▸ TASK DIRECTIONS
All material below is to be reproduced exactly.

--- BEGIN SUPPLIED INFORMATION ---

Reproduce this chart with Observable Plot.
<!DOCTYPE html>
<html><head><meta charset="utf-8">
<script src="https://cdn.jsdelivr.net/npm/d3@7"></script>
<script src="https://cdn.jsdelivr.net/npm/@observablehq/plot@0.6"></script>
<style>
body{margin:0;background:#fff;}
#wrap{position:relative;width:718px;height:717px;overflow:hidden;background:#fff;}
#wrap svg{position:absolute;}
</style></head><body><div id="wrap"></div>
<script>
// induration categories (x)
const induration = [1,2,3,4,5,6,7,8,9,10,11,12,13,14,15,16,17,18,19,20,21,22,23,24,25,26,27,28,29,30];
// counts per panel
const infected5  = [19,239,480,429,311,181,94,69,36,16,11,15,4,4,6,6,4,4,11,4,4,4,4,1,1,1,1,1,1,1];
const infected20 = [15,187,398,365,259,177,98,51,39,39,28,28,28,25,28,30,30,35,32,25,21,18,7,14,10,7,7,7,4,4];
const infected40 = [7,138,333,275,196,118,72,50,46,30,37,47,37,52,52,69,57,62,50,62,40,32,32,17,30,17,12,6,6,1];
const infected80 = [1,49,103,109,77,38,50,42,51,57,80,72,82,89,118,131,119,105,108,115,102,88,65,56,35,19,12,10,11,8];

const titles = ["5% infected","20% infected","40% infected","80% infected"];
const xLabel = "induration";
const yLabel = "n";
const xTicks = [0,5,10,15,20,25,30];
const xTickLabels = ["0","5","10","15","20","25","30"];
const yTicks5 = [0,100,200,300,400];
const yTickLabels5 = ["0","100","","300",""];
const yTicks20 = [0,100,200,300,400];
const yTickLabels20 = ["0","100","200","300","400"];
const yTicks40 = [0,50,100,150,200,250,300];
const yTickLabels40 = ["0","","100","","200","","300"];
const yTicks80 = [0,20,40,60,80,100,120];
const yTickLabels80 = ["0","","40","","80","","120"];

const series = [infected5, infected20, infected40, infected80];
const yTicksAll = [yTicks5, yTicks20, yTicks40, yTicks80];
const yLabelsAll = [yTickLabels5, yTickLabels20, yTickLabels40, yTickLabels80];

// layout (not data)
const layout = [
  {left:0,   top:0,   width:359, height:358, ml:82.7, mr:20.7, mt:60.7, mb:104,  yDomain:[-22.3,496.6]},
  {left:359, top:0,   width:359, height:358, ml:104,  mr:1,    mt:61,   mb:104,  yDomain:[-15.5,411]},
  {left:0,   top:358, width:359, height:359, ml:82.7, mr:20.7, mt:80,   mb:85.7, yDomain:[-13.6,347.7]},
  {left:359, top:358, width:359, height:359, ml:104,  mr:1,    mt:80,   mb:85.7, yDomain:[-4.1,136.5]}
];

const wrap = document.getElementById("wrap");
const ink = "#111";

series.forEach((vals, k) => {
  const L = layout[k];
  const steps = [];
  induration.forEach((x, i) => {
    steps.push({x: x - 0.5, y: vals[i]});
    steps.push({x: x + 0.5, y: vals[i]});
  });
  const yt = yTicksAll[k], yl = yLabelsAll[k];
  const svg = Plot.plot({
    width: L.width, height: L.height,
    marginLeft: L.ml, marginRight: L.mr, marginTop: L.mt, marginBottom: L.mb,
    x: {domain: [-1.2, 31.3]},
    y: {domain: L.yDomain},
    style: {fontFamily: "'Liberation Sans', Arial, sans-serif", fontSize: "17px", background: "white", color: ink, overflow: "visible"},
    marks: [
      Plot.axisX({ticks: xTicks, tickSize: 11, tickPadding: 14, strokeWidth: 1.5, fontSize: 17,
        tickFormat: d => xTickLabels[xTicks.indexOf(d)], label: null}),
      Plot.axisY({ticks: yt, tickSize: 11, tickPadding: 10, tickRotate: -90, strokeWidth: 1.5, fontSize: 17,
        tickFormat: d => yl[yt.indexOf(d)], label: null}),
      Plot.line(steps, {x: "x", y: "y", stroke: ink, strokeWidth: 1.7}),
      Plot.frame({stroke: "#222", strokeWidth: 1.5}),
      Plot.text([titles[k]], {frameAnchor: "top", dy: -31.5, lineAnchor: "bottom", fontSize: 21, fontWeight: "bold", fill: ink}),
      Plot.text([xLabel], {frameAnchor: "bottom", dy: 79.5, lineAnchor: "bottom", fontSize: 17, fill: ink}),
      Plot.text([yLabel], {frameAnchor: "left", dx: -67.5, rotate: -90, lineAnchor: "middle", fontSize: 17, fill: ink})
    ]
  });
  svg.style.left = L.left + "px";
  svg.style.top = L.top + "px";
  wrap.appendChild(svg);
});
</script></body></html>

--- END SUPPLIED INFORMATION ---

▸ THE ANSWER
Reproduce this chart with Observable Plot.
<!DOCTYPE html>
<html><head><meta charset="utf-8">
<script src="https://cdn.jsdelivr.net/npm/d3@7"></script>
<script src="https://cdn.jsdelivr.net/npm/@observablehq/plot@0.6"></script>
<style>
body{margin:0;background:#fff;}
#wrap{position:relative;width:718px;height:717px;overflow:hidden;background:#fff;}
#wrap svg{position:absolute;}
</style></head><body><div id="wrap"></div>
<script>
// induration categories (x)
const induration = [1,2,3,4,5,6,7,8,9,10,11,12,13,14,15,16,17,18,19,20,21,22,23,24,25,26,27,28,29,30];
// counts per panel
const infected5  = [19,239,480,429,311,181,94,69,36,16,11,15,4,4,6,6,4,4,11,4,4,4,4,1,1,1,1,1,1,1];
const infected20 = [15,187,398,365,259,177,98,51,39,39,28,28,28,25,28,30,30,35,32,25,21,18,7,14,10,7,7,7,4,4];
const infected40 = [7,138,333,275,196,118,72,50,46,30,37,47,37,52,52,69,57,62,50,62,40,32,32,17,30,17,12,6,6,1];
const infected80 = [1,49,103,109,77,38,50,42,51,57,80,72,82,89,118,131,119,105,108,115,102,88,65,56,35,19,12,10,11,8];

const titles = ["5% infected","20% infected","40% infected","80% infected"];
const xLabel = "induration";
const yLabel = "n";
const xTicks = [0,5,10,15,20,25,30];
const xTickLabels = ["0","5","10","15","20","25","30"];
const yTicks5 = [0,100,200,300,400];
const yTickLabels5 = ["0","100","","300",""];
const yTicks20 = [0,100,200,300,400];
const yTickLabels20 = ["0","100","200","300","400"];
const yTicks40 = [0,50,100,150,200,250,300];
const yTickLabels40 = ["0","","100","","200","","300"];
const yTicks80 = [0,20,40,60,80,100,120];
const yTickLabels80 = ["0","","40","","80","","120"];

const series = [infected5, infected20, infected40, infected80];
const yTicksAll = [yTicks5, yTicks20, yTicks40, yTicks80];
const yLabelsAll = [yTickLabels5, yTickLabels20, yTickLabels40, yTickLabels80];

// layout (not data)
const layout = [
  {left:0,   top:0,   width:359, height:358, ml:82.7, mr:20.7, mt:60.7, mb:104,  yDomain:[-22.3,496.6]},
  {left:359, top:0,   width:359, height:358, ml:104,  mr:1,    mt:61,   mb:104,  yDomain:[-15.5,411]},
  {left:0,   top:358, width:359, height:359, ml:82.7, mr:20.7, mt:80,   mb:85.7, yDomain:[-13.6,347.7]},
  {left:359, top:358, width:359, height:359, ml:104,  mr:1,    mt:80,   mb:85.7, yDomain:[-4.1,136.5]}
];

const wrap = document.getElementById("wrap");
const ink = "#111";

series.forEach((vals, k) => {
  const L = layout[k];
  const steps = [];
  induration.forEach((x, i) => {
    steps.push({x: x - 0.5, y: vals[i]});
    steps.push({x: x + 0.5, y: vals[i]});
  });
  const yt = yTicksAll[k], yl = yLabelsAll[k];
  const svg = Plot.plot({
    width: L.width, height: L.height,
    marginLeft: L.ml, marginRight: L.mr, marginTop: L.mt, marginBottom: L.mb,
    x: {domain: [-1.2, 31.3]},
    y: {domain: L.yDomain},
    style: {fontFamily: "'Liberation Sans', Arial, sans-serif", fontSize: "17px", background: "white", color: ink, overflow: "visible"},
    marks: [
      Plot.axisX({ticks: xTicks, tickSize: 11, tickPadding: 14, strokeWidth: 1.5, fontSize: 17,
        tickFormat: d => xTickLabels[xTicks.indexOf(d)], label: null}),
      Plot.axisY({ticks: yt, tickSize: 11, tickPadding: 10, tickRotate: -90, strokeWidth: 1.5, fontSize: 17,
        tickFormat: d => yl[yt.indexOf(d)], label: null}),
      Plot.line(steps, {x: "x", y: "y", stroke: ink, strokeWidth: 1.7}),
      Plot.frame({stroke: "#222", strokeWidth: 1.5}),
      Plot.text([titles[k]], {frameAnchor: "top", dy: -31.5, lineAnchor: "bottom", fontSize: 21, fontWeight: "bold", fill: ink}),
      Plot.text([xLabel], {frameAnchor: "bottom", dy: 79.5, lineAnchor: "bottom", fontSize: 17, fill: ink}),
      Plot.text([yLabel], {frameAnchor: "left", dx: -67.5, rotate: -90, lineAnchor: "middle", fontSize: 17, fill: ink})
    ]
  });
  svg.style.left = L.left + "px";
  svg.style.top = L.top + "px";
  wrap.appendChild(svg);
});
</script></body></html>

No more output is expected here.